Ces paramètres jouent sur l’ensoleillement de la surface de la Terre, l’énergie qu’elle reçoit du Soleil et donc in fine sur l’existence des saisons et comme on l’a dit des cycles glaciaires (voir vidéo ci-dessus). Milutin Milankovitch a montré que ces derniers étaient dus au départ à des modifications périodiques de l’excentricité de l’orbite de la Terre et de l’obliquité de son axe de rotation.
Il a démontré qu’elles sont la conséquence de l’attraction gravitationnelle des autres planètes du Système solaire, en particulier Jupiter et Saturne, du fait de leur masse importante, mais aussi Vénus ou Mars par leur proximité. Comme excentricité et obliquité gouvernent l’insolation et les saisons sur Terre, ces modifications changent le climat et influent sur l’habitabilité de la Terre, c’est-à-dire sa capacité à maintenir sur le long terme de l’eau liquide à sa surface.

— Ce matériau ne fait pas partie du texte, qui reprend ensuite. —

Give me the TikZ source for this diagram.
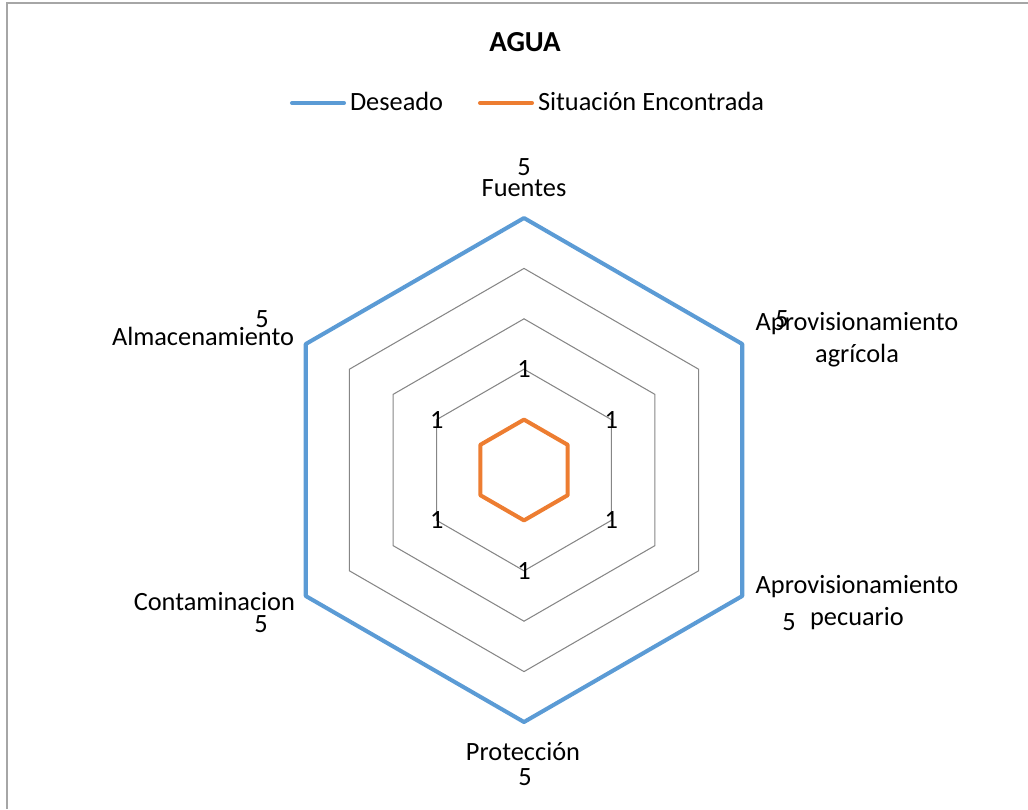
\documentclass[tikz,border=0pt]{standalone}
\usepackage{fontspec}
\setmainfont{Carlito}
\usetikzlibrary{calc}
\definecolor{deseadocolor}{HTML}{5B9BD5}
\definecolor{encontradacolor}{HTML}{ED7D31}
\definecolor{gridcolor}{HTML}{868686}
\definecolor{framecolor}{HTML}{A6A6A6}

\begin{document}
\begin{tikzpicture}[
	x=0.02cm, y=-0.02cm,
	every node/.style={inner sep=0pt, outer sep=0pt, font=\fontsize{15}{18}\selectfont},
	ring/.style={draw=gridcolor, line width=0.6pt},
	serie/.style={line width=2.3pt, line join=round},
	lbl/.style={anchor=base},
]
\useasboundingbox (0,0) rectangle (1028,809);
\draw[framecolor, line width=0.9pt] (7,809) -- (7,3) -- (1028,3);

% Vertices v<level>-<axis>: axis 1 on top, then clockwise.
\coordinate (c) at (524,470);
\foreach \lvl in {1,...,5}{
	\foreach \k/\ang in {1/270,2/330,3/30,4/90,5/150,6/210}{
		\coordinate (v\lvl-\k) at ($(c)+(\ang:50.4*\lvl)$);
	}
}
% Input 1: level. Input 2: style of the ring.
\def\hexring#1[#2]{
	\draw[#2] (v#1-1) -- (v#1-2) -- (v#1-3) -- (v#1-4) -- (v#1-5) -- (v#1-6) -- cycle;
}
	\foreach \lvl in {2,3,4}{\hexring{\lvl}[ring]}
	\hexring{5}[serie, deseadocolor]
	\hexring{1}[serie, encontradacolor]
	\foreach \k in {1,...,6}{\node (uno\k) at (v2-\k) {1};}

	\node[lbl, font=\fontsize{16.5}{20}\selectfont\bfseries] (titulo) at (525,51) {AGUA};
	% Legend.
	\coordinate (des1) at (292,103);
	\coordinate (des2) at (344,103);
	\coordinate (enc1) at (480,103);
	\coordinate (enc2) at (532,103);
	\draw[serie, deseadocolor, line cap=round] (des1) -- (des2);
	\draw[serie, encontradacolor, line cap=round] (enc1) -- (enc2);
	\node[anchor=base west] (desleg) at (350,110) {Deseado};
	\node[anchor=base west] (encleg) at (538,110) {Situación Encontrada};

	% Axis names and values.
	\node[lbl] (fuentes) at (524,196) {Fuentes};
	\node[lbl] (fuentes5) at (524,175) {5};
	\node[lbl] (agr) at (857,330) {Aprovisionamiento};
	\node[lbl] (agr2) at (857,362) {agrícola};
	\node[lbl] (agr5) at (782,327) {5};
	\node[lbl] (pec) at (857,593) {Aprovisionamiento};
	\node[lbl] (pec2) at (857,625) {pecuario};
	\node[lbl] (pec5) at (789,630) {5};
	\node[lbl] (prot) at (523,760) {Protección};
	\node[lbl] (prot5) at (525,785) {5};
	\node[anchor=base east] (cont) at (295,610) {Contaminacion};
	\node[lbl] (cont5) at (261,632) {5};
	\node[anchor=base east] (alm) at (294,345) {Almacenamiento};
	\node[lbl] (alm5) at (262,327) {5};
\end{tikzpicture}
\end{document}
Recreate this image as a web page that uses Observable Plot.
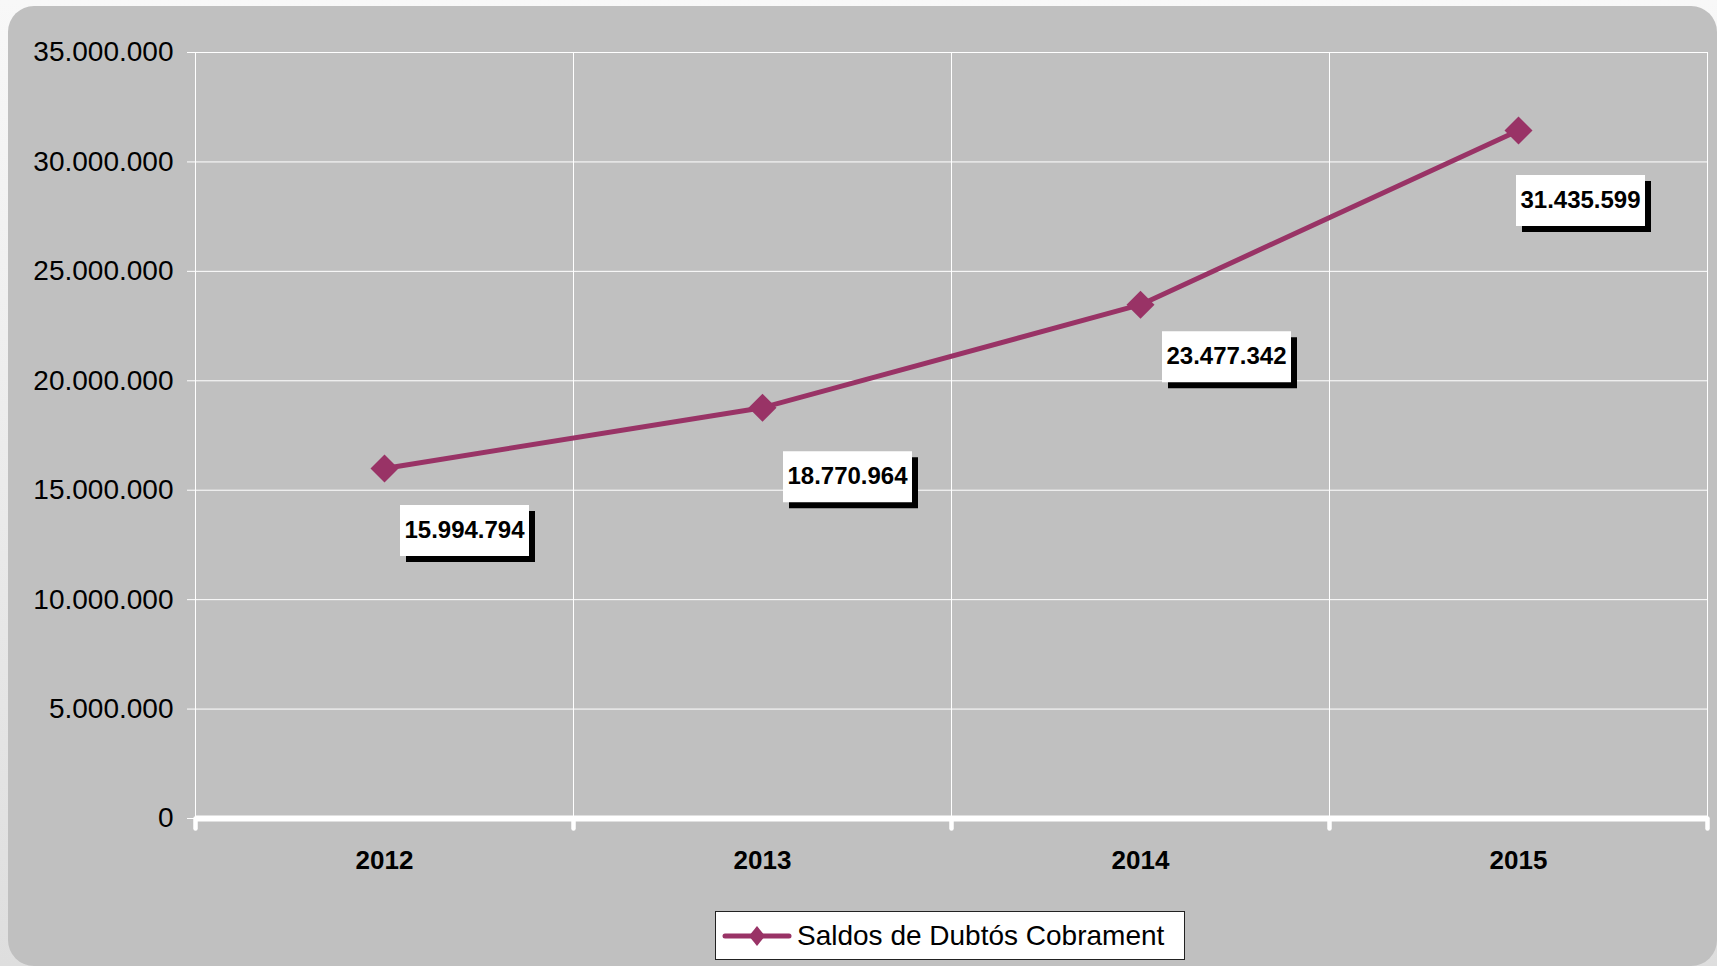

On sait que la question de l’habitabilité est en fait une question complexe car il faut aussi prendre en compte l’existence d’une atmosphère capable de créer un effet de serre, lequel peut aussi bien rendre une planète a priori trop froide parce que trop loin de son soleil finalement, accueillante pour la vie, en faisant grimper sa température moyenne ou au contraire, la transformer en enfer vénusien.
Toujours est-il qu’aussi bien pour l’évolution à long terme de l’habitabilité de la Terre ou de certaines exoplanètes, il est potentiellement utile d’étudier l’influence des perturbations gravitationnelles sur les paramètres orbitaux et de rotation de la Terre ou d’autres exoplanètes pour préciser l’habitabilité passée, présente ou future de ces dernières.
Le futur du Système solaire ?
Un groupe d’astronomes états-uniens et australiens s’est à nouveau penché sur ces questions en faisant des calculs à N corps complexes et tenant compte de la relativité générale dans lesquels ils ont fait varier l’excentricité de l’orbite de Jupiter mais pas la valeur de son demi-grand axe, donnant une estimation de la distance de Jupiter au Soleil.
Comme ils l’expliquent dans un article publié dans Astronomical Journal et accessible en libre sur arXiv, ces chercheurs ont découvert que cela induirait à son tour de grands changements dans la forme de l’orbite terrestre.
« Si la position de Jupiter restait la même, mais que la forme de son orbite changeait, cela pourrait en fait augmenter l’habitabilité de cette planète », résume en une phrase l’astronome Pam Vervoort, auteur principal de l’étude et en poste à l’Université de Riverside en Californie.
Dans le communiqué de cette Université, elle précise que « beaucoup sont convaincus que la Terre est l’incarnation d’une planète habitable et que tout changement dans l’orbite de Jupiter, étant la planète massive qu’elle est, ne pourrait être que mauvais pour la Terre. Nous montrons que les deux hypothèses sont fausses ».
Les nouveaux calculs des chercheurs montrent que l’excentricité de l’orbite de la Terre changerait de sorte qu’elle serait un peu plus chaude en moyenne et que les régions polaires auraient en conséquence des couvertures glaciaires moins importantes, ce qui augmenterait donc, selon eux, l’habitabilité de notre Planète bleue.
En revanche, si en plus d’une orbite plus excentrique, Jupiter avait un demi-grand axe plus court, alors ce serait l’obliquité de la Terre qui serait changée, c’est-à-dire l’inclinaison de son axe de rotation par rapport à celui de son plan orbital et il en résulterait une inclinaison plus forte et des régions plus importantes qui seraient couvertes de glace.
Toutes ces conclusions s’appliqueraient potentiellement également à un autre Système d’exoplanètes avec une exoterre. Rappelons également que notre Système solaire est sujet à une certaine instabilité chaotique, de sorte que le scénario des chercheurs pourrait peut-être devenir la réalité de demain.